Achieving Net Zero Homes | Accurate housing performance measurement

Achieving Net Zero Homes | Accurate housing performance measurement

Welsh Government’s new WHQS is to be applauded, but its modelling does not go far enough to end fuel poverty. To prevent people from falling through the gaps, we must combine ambitious targets with more accurate measurements of the home, says Andy Sutton, Chief Innovation Officer at Sero.

The ambitious proposals found in the newest Welsh Housing Quality Standard (WHQS) have now been consulted on, and the Welsh Government is now considering feedback. They set out a strategy to achieve two urgent milestones — eliminating fuel poverty and decarbonising social homes in Wales.

It is hard to disagree with the intent. These goals are important, the former increasingly so as fuel costs and energy bills soar. As things are we are likely to see more people fall through the gaps into fuel poverty, not fewer. So are these ambitious goals actually achievable?

Insights based on good science and real delivery are required if we are to deliver these goals, but the proposed standard currently falls short in this regard. Welsh Government’s plan makes their ambitions challenging and expensive, but unless the proposals change, it will inevitably fail.

Why? Because due to a significant minority of homes falling outside the “bell curve” distribution assumptions in the complex, desk-modelled system used for assessing this risk, it means these homes will still be left in fuel poverty by 2033. This model will also forecast a typical home’s carbon emissions at around a single tonne/CO2eq per year. This is not the “net zero” intended in Welsh Government’s plans.

To succeed, results should be measured, not modelled, meaning the measurements used are perfectly aligned to the objectives sought. To eliminate fuel poverty, success must be in pounds and pence.

For carbon, CO2eq per year. Smart meters are already being rolled throughout social homes — allowing the measurement of both for each individual home. This technology represents real-time reporting of results and will soon be more widespread in social homes than EPCs. We expect them to have nearcomplete coverage in the next few years.

Space to innovate
If the Welsh Government truly aims to eliminate fuel poverty, they should set a price limit on tenants’ heating and hot water bills — no doubt index linked. For carbon, set 0kgCO2eq per year. And, importantly, these limits should be evidenced by measurements for every home, not modelled average forecasts.

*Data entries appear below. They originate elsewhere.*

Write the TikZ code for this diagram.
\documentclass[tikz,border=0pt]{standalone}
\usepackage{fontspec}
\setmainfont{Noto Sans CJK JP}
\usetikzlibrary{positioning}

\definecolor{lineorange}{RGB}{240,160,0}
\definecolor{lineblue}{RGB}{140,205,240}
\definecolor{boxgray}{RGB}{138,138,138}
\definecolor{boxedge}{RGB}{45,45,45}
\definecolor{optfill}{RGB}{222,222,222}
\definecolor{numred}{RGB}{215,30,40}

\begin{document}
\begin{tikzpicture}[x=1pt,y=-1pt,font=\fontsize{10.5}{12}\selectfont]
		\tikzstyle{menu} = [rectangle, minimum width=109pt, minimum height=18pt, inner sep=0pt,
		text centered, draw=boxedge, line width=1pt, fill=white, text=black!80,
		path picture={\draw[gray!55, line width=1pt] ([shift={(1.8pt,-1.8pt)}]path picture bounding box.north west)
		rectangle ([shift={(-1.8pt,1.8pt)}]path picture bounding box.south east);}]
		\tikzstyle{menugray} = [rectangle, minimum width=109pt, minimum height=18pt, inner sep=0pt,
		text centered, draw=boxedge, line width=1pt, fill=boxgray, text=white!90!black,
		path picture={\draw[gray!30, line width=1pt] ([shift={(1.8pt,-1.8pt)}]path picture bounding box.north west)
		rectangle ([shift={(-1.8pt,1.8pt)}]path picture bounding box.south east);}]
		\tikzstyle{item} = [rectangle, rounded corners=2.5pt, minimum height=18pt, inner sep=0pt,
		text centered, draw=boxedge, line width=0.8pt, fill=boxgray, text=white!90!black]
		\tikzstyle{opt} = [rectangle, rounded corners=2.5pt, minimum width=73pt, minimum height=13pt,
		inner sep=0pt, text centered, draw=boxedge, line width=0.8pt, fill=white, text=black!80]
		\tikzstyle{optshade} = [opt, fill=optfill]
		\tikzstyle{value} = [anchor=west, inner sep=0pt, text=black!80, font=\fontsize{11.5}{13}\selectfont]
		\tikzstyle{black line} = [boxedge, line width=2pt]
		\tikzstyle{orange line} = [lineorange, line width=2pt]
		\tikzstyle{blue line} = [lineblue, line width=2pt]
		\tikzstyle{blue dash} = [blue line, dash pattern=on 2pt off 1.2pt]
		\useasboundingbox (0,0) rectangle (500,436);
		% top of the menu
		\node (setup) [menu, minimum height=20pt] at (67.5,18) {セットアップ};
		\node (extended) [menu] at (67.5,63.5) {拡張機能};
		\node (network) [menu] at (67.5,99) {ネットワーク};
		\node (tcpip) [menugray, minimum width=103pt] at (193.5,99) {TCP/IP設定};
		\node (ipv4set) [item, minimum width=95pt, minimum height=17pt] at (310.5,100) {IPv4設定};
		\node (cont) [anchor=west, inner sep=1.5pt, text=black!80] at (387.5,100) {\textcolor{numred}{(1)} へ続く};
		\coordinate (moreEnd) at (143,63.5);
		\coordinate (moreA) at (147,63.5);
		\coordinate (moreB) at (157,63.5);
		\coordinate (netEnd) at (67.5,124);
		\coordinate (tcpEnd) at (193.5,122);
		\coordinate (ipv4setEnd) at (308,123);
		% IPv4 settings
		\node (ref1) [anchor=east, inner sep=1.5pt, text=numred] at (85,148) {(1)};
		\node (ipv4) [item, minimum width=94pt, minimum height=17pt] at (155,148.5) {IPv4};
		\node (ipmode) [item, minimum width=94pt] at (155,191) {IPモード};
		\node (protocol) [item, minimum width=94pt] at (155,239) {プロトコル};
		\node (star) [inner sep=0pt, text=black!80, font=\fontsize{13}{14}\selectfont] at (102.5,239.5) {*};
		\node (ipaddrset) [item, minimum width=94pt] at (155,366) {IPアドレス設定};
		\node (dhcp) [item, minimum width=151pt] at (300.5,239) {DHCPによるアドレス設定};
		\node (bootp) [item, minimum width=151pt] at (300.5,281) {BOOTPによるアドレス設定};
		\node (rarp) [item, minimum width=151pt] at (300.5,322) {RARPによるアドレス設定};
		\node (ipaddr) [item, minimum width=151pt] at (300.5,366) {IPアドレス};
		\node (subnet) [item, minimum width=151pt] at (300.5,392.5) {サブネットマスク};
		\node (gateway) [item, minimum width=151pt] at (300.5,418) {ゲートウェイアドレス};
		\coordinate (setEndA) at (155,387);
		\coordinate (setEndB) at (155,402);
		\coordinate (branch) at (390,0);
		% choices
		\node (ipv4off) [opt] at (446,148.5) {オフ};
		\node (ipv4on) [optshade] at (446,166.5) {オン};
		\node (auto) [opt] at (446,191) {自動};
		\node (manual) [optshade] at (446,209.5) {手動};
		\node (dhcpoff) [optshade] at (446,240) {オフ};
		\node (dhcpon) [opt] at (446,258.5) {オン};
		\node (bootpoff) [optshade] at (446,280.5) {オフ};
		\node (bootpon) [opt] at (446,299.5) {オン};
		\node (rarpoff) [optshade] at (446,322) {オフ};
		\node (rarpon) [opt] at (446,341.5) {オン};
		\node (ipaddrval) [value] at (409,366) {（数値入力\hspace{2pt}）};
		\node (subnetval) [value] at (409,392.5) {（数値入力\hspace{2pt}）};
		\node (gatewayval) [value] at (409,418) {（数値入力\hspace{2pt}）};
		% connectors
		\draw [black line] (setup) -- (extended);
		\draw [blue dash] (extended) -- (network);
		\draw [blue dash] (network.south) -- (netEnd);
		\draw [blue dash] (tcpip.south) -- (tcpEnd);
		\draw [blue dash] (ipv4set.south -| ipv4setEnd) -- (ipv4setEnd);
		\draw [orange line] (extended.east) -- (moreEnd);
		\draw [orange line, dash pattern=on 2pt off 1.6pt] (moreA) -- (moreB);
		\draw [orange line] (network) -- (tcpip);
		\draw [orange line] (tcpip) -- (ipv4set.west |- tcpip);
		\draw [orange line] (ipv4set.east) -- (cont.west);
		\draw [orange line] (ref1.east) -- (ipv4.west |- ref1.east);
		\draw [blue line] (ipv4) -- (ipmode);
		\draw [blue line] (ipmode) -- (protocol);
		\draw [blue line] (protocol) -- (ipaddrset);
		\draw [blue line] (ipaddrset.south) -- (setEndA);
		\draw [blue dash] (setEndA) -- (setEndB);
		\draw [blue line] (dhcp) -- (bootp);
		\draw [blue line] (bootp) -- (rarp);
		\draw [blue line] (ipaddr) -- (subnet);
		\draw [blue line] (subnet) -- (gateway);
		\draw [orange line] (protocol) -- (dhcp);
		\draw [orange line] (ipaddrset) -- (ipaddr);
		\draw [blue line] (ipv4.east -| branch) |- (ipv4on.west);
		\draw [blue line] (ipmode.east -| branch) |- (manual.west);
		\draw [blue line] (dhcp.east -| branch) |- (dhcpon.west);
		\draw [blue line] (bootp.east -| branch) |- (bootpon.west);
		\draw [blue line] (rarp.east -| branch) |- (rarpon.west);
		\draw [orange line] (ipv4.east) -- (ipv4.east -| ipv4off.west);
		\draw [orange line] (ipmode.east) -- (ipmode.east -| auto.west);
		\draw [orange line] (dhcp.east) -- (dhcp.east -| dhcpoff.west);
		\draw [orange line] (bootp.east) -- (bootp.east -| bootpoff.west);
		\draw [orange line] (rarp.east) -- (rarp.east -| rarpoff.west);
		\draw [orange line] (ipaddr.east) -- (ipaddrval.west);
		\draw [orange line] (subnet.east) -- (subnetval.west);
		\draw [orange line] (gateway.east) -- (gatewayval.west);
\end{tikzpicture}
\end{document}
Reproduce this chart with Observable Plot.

Here is where the Welsh Government needs to step back and let the landlords’ come forward with their own expertise. In terms of delivery, the WHQS contains unnecessary interim targets and prescriptions akin to micromanagement that represent unnecessary challenges for social housing providers.

Whilst it’s reasonable to require the landlords to regularly share their plans and progress towards these objectives, give landlords the freedom to outline their own route to address the challenges they face in their own portfolio. Allow them the space to innovate to tackle the inevitable grant funding gap, hard-to-treat homes and resident engagement issues that may emerge. If we all share lessons learned we can tackle these issues collectively.

The energy crisis that concerns landlords and tenants may show this approach in action. With caps on heating and hot water costs, landlords can intervene in far broader ways — bill switching, subsidies, building fabric improvements, boiler flow temperature adjustments, and more — and see the success of said interventions in the measurements provided.

Through this approach, we will be able to discover success in the heating and hot water bill of each and every family.